#### What you should do
Reproduce the listing below character for character; drop every image.
start Input rows
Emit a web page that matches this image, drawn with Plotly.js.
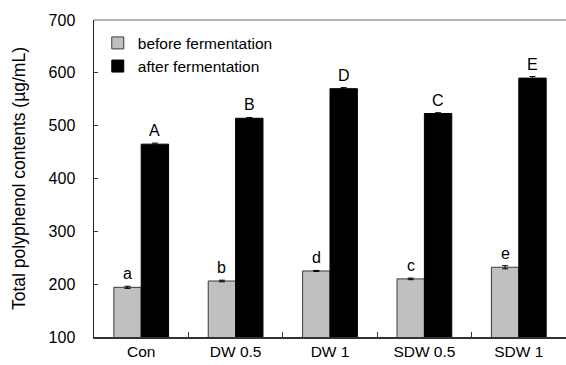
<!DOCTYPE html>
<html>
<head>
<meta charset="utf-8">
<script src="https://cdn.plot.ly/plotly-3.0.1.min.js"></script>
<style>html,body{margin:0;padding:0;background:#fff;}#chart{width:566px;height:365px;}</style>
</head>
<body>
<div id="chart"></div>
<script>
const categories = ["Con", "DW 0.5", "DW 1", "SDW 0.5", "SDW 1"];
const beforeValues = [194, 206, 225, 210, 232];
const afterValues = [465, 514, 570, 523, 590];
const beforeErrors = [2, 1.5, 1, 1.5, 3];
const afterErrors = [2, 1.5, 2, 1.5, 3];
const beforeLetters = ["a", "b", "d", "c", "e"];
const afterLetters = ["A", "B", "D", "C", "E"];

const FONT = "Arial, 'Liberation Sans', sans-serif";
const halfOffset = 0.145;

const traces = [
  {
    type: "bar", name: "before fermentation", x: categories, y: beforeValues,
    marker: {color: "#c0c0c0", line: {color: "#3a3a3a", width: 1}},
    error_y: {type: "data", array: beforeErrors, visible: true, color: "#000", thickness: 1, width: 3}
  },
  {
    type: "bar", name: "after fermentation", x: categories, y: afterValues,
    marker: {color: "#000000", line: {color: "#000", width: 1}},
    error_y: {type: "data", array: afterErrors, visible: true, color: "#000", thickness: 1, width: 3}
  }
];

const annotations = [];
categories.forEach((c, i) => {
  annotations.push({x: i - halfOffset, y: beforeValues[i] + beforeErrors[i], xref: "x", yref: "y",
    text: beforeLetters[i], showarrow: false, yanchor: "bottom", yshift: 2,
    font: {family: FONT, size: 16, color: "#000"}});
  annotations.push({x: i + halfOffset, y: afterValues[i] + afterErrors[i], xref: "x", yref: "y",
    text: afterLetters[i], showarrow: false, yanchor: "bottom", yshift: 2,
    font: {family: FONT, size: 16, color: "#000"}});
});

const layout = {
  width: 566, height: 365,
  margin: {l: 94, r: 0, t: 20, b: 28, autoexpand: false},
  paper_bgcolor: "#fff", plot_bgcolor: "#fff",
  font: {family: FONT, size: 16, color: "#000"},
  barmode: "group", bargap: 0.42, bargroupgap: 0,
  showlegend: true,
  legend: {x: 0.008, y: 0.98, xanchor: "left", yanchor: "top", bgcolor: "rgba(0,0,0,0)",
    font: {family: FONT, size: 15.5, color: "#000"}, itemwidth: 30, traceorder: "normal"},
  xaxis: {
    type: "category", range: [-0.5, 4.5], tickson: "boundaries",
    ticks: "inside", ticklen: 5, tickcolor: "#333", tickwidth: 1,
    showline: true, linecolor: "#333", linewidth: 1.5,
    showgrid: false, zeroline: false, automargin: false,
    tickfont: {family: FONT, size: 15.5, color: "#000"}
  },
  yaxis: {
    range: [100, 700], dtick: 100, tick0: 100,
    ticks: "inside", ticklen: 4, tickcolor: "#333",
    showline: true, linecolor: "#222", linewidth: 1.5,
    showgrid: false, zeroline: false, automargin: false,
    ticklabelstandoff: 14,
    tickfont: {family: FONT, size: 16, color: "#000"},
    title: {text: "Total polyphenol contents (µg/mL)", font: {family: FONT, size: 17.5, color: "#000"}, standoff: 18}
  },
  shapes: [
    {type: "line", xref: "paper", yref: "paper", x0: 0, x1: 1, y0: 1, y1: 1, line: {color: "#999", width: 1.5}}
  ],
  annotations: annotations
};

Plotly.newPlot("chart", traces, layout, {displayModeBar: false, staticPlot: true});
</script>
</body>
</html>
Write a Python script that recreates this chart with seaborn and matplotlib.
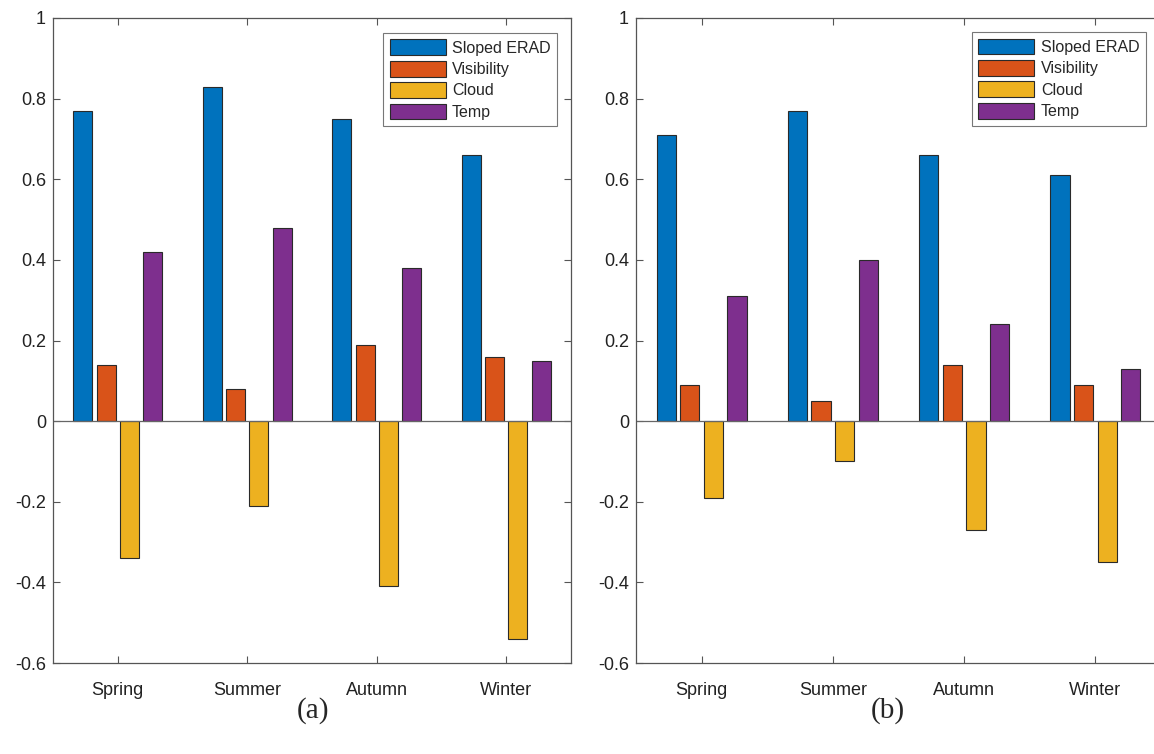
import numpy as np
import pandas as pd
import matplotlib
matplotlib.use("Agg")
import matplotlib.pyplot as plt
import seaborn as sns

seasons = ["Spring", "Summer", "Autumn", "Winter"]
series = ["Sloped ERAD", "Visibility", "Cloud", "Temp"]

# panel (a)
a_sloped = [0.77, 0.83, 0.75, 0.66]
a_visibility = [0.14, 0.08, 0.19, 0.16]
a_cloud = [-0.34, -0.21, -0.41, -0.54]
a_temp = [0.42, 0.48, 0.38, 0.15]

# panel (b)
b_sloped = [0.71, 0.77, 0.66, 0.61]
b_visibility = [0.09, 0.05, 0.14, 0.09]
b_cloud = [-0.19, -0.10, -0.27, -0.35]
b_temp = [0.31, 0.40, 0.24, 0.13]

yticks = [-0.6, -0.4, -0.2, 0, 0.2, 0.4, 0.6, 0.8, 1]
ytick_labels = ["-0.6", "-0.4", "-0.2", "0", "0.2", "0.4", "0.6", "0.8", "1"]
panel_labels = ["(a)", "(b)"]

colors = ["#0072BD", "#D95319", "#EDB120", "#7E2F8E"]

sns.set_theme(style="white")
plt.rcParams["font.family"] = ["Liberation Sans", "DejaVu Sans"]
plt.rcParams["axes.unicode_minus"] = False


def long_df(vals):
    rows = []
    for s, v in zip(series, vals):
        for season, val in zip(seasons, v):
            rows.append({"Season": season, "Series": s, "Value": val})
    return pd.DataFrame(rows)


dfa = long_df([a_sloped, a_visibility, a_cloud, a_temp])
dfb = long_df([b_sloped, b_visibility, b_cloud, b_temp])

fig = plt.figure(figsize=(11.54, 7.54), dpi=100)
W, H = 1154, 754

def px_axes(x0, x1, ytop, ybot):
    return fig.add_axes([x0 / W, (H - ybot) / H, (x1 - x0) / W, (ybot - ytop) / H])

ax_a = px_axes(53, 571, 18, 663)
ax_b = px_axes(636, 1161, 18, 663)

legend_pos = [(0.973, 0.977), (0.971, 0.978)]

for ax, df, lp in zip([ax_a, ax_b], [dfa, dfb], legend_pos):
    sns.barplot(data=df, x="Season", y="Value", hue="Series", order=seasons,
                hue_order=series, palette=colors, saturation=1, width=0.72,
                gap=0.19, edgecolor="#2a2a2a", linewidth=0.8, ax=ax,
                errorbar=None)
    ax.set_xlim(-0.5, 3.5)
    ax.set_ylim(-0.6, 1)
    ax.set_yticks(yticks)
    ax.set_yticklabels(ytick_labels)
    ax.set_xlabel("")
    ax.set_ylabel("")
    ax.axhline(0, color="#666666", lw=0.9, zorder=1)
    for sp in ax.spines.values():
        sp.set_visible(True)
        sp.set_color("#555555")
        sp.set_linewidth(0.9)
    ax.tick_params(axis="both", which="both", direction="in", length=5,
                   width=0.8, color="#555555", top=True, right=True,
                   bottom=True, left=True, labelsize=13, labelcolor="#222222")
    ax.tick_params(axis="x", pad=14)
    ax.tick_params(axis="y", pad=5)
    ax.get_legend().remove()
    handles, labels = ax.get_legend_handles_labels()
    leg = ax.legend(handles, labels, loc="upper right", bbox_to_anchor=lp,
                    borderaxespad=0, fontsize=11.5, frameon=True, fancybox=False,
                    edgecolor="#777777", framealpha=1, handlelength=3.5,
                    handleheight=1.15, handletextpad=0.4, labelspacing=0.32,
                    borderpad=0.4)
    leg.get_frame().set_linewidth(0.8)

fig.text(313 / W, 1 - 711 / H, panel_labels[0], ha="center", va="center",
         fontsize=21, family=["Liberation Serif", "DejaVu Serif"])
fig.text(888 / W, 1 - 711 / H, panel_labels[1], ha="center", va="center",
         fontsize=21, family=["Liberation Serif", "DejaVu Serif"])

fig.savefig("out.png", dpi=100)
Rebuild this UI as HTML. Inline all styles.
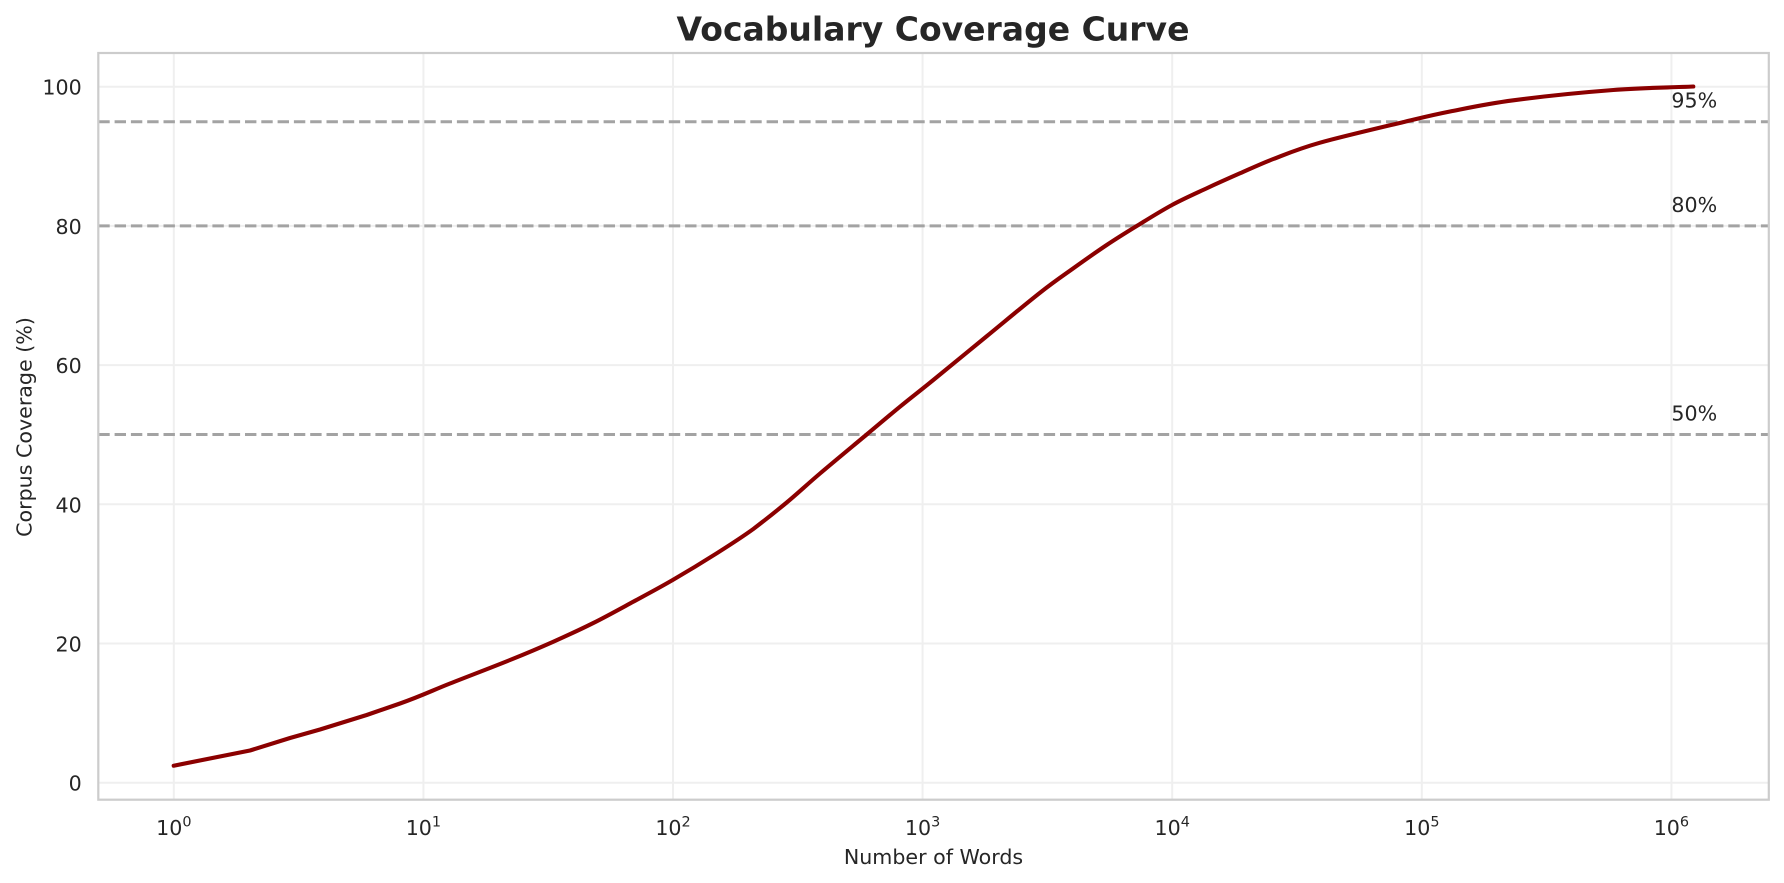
end Input rows
#### Final answer
Emit a web page that matches this image, drawn with Plotly.js.
<!DOCTYPE html>
<html>
<head>
<meta charset="utf-8">
<script src="https://cdn.plot.ly/plotly-3.0.1.min.js"></script>
<style>html,body{margin:0;padding:0;background:#fff;}#chart{width:566px;height:365px;}</style>
</head>
<body>
<div id="chart"></div>
<script>
const categories = ["Con", "DW 0.5", "DW 1", "SDW 0.5", "SDW 1"];
const beforeValues = [194, 206, 225, 210, 232];
const afterValues = [465, 514, 570, 523, 590];
const beforeErrors = [2, 1.5, 1, 1.5, 3];
const afterErrors = [2, 1.5, 2, 1.5, 3];
const beforeLetters = ["a", "b", "d", "c", "e"];
const afterLetters = ["A", "B", "D", "C", "E"];

const FONT = "Arial, 'Liberation Sans', sans-serif";
const halfOffset = 0.145;

const traces = [
  {
    type: "bar", name: "before fermentation", x: categories, y: beforeValues,
    marker: {color: "#c0c0c0", line: {color: "#3a3a3a", width: 1}},
    error_y: {type: "data", array: beforeErrors, visible: true, color: "#000", thickness: 1, width: 3}
  },
  {
    type: "bar", name: "after fermentation", x: categories, y: afterValues,
    marker: {color: "#000000", line: {color: "#000", width: 1}},
    error_y: {type: "data", array: afterErrors, visible: true, color: "#000", thickness: 1, width: 3}
  }
];

const annotations = [];
categories.forEach((c, i) => {
  annotations.push({x: i - halfOffset, y: beforeValues[i] + beforeErrors[i], xref: "x", yref: "y",
    text: beforeLetters[i], showarrow: false, yanchor: "bottom", yshift: 2,
    font: {family: FONT, size: 16, color: "#000"}});
  annotations.push({x: i + halfOffset, y: afterValues[i] + afterErrors[i], xref: "x", yref: "y",
    text: afterLetters[i], showarrow: false, yanchor: "bottom", yshift: 2,
    font: {family: FONT, size: 16, color: "#000"}});
});

const layout = {
  width: 566, height: 365,
  margin: {l: 94, r: 0, t: 20, b: 28, autoexpand: false},
  paper_bgcolor: "#fff", plot_bgcolor: "#fff",
  font: {family: FONT, size: 16, color: "#000"},
  barmode: "group", bargap: 0.42, bargroupgap: 0,
  showlegend: true,
  legend: {x: 0.008, y: 0.98, xanchor: "left", yanchor: "top", bgcolor: "rgba(0,0,0,0)",
    font: {family: FONT, size: 15.5, color: "#000"}, itemwidth: 30, traceorder: "normal"},
  xaxis: {
    type: "category", range: [-0.5, 4.5], tickson: "boundaries",
    ticks: "inside", ticklen: 5, tickcolor: "#333", tickwidth: 1,
    showline: true, linecolor: "#333", linewidth: 1.5,
    showgrid: false, zeroline: false, automargin: false,
    tickfont: {family: FONT, size: 15.5, color: "#000"}
  },
  yaxis: {
    range: [100, 700], dtick: 100, tick0: 100,
    ticks: "inside", ticklen: 4, tickcolor: "#333",
    showline: true, linecolor: "#222", linewidth: 1.5,
    showgrid: false, zeroline: false, automargin: false,
    ticklabelstandoff: 14,
    tickfont: {family: FONT, size: 16, color: "#000"},
    title: {text: "Total polyphenol contents (µg/mL)", font: {family: FONT, size: 17.5, color: "#000"}, standoff: 18}
  },
  shapes: [
    {type: "line", xref: "paper", yref: "paper", x0: 0, x1: 1, y0: 1, y1: 1, line: {color: "#999", width: 1.5}}
  ],
  annotations: annotations
};

Plotly.newPlot("chart", traces, layout, {displayModeBar: false, staticPlot: true});
</script>
</body>
</html>
Write a Python script that recreates this chart with seaborn and matplotlib.
import numpy as np
import pandas as pd
import matplotlib
matplotlib.use("Agg")
import matplotlib.pyplot as plt
import seaborn as sns

seasons = ["Spring", "Summer", "Autumn", "Winter"]
series = ["Sloped ERAD", "Visibility", "Cloud", "Temp"]

# panel (a)
a_sloped = [0.77, 0.83, 0.75, 0.66]
a_visibility = [0.14, 0.08, 0.19, 0.16]
a_cloud = [-0.34, -0.21, -0.41, -0.54]
a_temp = [0.42, 0.48, 0.38, 0.15]

# panel (b)
b_sloped = [0.71, 0.77, 0.66, 0.61]
b_visibility = [0.09, 0.05, 0.14, 0.09]
b_cloud = [-0.19, -0.10, -0.27, -0.35]
b_temp = [0.31, 0.40, 0.24, 0.13]

yticks = [-0.6, -0.4, -0.2, 0, 0.2, 0.4, 0.6, 0.8, 1]
ytick_labels = ["-0.6", "-0.4", "-0.2", "0", "0.2", "0.4", "0.6", "0.8", "1"]
panel_labels = ["(a)", "(b)"]

colors = ["#0072BD", "#D95319", "#EDB120", "#7E2F8E"]

sns.set_theme(style="white")
plt.rcParams["font.family"] = ["Liberation Sans", "DejaVu Sans"]
plt.rcParams["axes.unicode_minus"] = False


def long_df(vals):
    rows = []
    for s, v in zip(series, vals):
        for season, val in zip(seasons, v):
            rows.append({"Season": season, "Series": s, "Value": val})
    return pd.DataFrame(rows)


dfa = long_df([a_sloped, a_visibility, a_cloud, a_temp])
dfb = long_df([b_sloped, b_visibility, b_cloud, b_temp])

fig = plt.figure(figsize=(11.54, 7.54), dpi=100)
W, H = 1154, 754

def px_axes(x0, x1, ytop, ybot):
    return fig.add_axes([x0 / W, (H - ybot) / H, (x1 - x0) / W, (ybot - ytop) / H])

ax_a = px_axes(53, 571, 18, 663)
ax_b = px_axes(636, 1161, 18, 663)

legend_pos = [(0.973, 0.977), (0.971, 0.978)]

for ax, df, lp in zip([ax_a, ax_b], [dfa, dfb], legend_pos):
    sns.barplot(data=df, x="Season", y="Value", hue="Series", order=seasons,
                hue_order=series, palette=colors, saturation=1, width=0.72,
                gap=0.19, edgecolor="#2a2a2a", linewidth=0.8, ax=ax,
                errorbar=None)
    ax.set_xlim(-0.5, 3.5)
    ax.set_ylim(-0.6, 1)
    ax.set_yticks(yticks)
    ax.set_yticklabels(ytick_labels)
    ax.set_xlabel("")
    ax.set_ylabel("")
    ax.axhline(0, color="#666666", lw=0.9, zorder=1)
    for sp in ax.spines.values():
        sp.set_visible(True)
        sp.set_color("#555555")
        sp.set_linewidth(0.9)
    ax.tick_params(axis="both", which="both", direction="in", length=5,
                   width=0.8, color="#555555", top=True, right=True,
                   bottom=True, left=True, labelsize=13, labelcolor="#222222")
    ax.tick_params(axis="x", pad=14)
    ax.tick_params(axis="y", pad=5)
    ax.get_legend().remove()
    handles, labels = ax.get_legend_handles_labels()
    leg = ax.legend(handles, labels, loc="upper right", bbox_to_anchor=lp,
                    borderaxespad=0, fontsize=11.5, frameon=True, fancybox=False,
                    edgecolor="#777777", framealpha=1, handlelength=3.5,
                    handleheight=1.15, handletextpad=0.4, labelspacing=0.32,
                    borderpad=0.4)
    leg.get_frame().set_linewidth(0.8)

fig.text(313 / W, 1 - 711 / H, panel_labels[0], ha="center", va="center",
         fontsize=21, family=["Liberation Serif", "DejaVu Serif"])
fig.text(888 / W, 1 - 711 / H, panel_labels[1], ha="center", va="center",
         fontsize=21, family=["Liberation Serif", "DejaVu Serif"])

fig.savefig("out.png", dpi=100)
Rebuild this UI as HTML. Inline all styles.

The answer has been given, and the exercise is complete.